> [Exercise description]:
From the first line of the data below through the line bearing "ax.set_axisbelow(True)", reproduce each line exactly; do not include pictures.

---------- Source data

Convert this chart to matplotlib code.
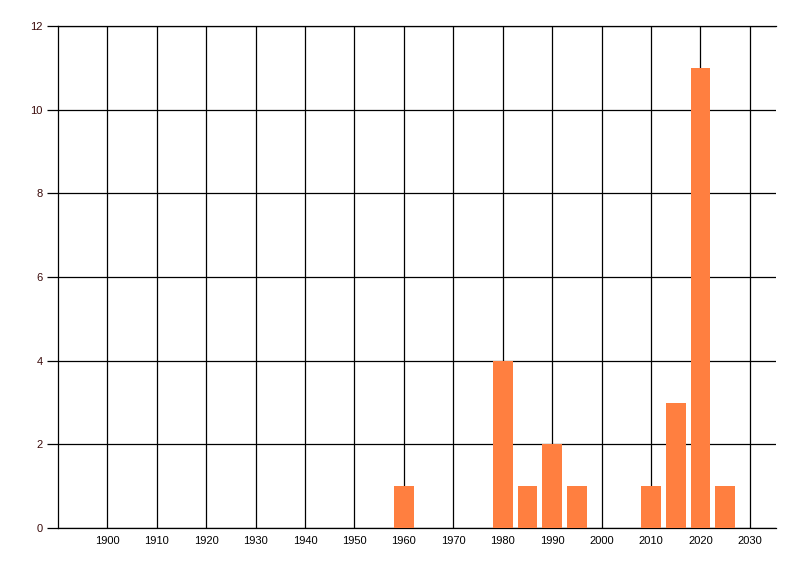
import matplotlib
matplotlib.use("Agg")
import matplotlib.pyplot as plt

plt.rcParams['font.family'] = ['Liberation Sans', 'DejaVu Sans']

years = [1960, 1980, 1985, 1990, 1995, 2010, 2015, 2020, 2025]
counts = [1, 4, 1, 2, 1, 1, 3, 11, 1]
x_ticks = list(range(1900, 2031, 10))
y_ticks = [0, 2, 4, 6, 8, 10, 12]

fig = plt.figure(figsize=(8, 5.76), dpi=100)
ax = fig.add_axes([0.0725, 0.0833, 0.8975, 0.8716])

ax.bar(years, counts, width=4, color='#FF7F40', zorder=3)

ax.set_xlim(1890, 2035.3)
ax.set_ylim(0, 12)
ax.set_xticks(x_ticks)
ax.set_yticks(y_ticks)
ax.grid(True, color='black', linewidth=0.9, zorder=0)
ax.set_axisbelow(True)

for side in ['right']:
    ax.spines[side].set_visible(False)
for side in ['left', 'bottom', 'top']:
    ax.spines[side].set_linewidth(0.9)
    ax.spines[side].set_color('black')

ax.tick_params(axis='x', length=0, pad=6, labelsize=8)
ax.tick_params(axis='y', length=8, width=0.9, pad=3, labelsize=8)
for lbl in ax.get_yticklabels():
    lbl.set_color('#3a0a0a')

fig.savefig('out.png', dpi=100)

--------------------

> [Solution for this task]:
Convert this chart to matplotlib code.
import matplotlib
matplotlib.use("Agg")
import matplotlib.pyplot as plt

plt.rcParams['font.family'] = ['Liberation Sans', 'DejaVu Sans']

years = [1960, 1980, 1985, 1990, 1995, 2010, 2015, 2020, 2025]
counts = [1, 4, 1, 2, 1, 1, 3, 11, 1]
x_ticks = list(range(1900, 2031, 10))
y_ticks = [0, 2, 4, 6, 8, 10, 12]

fig = plt.figure(figsize=(8, 5.76), dpi=100)
ax = fig.add_axes([0.0725, 0.0833, 0.8975, 0.8716])

ax.bar(years, counts, width=4, color='#FF7F40', zorder=3)

ax.set_xlim(1890, 2035.3)
ax.set_ylim(0, 12)
ax.set_xticks(x_ticks)
ax.set_yticks(y_ticks)
ax.grid(True, color='black', linewidth=0.9, zorder=0)
ax.set_axisbelow(True)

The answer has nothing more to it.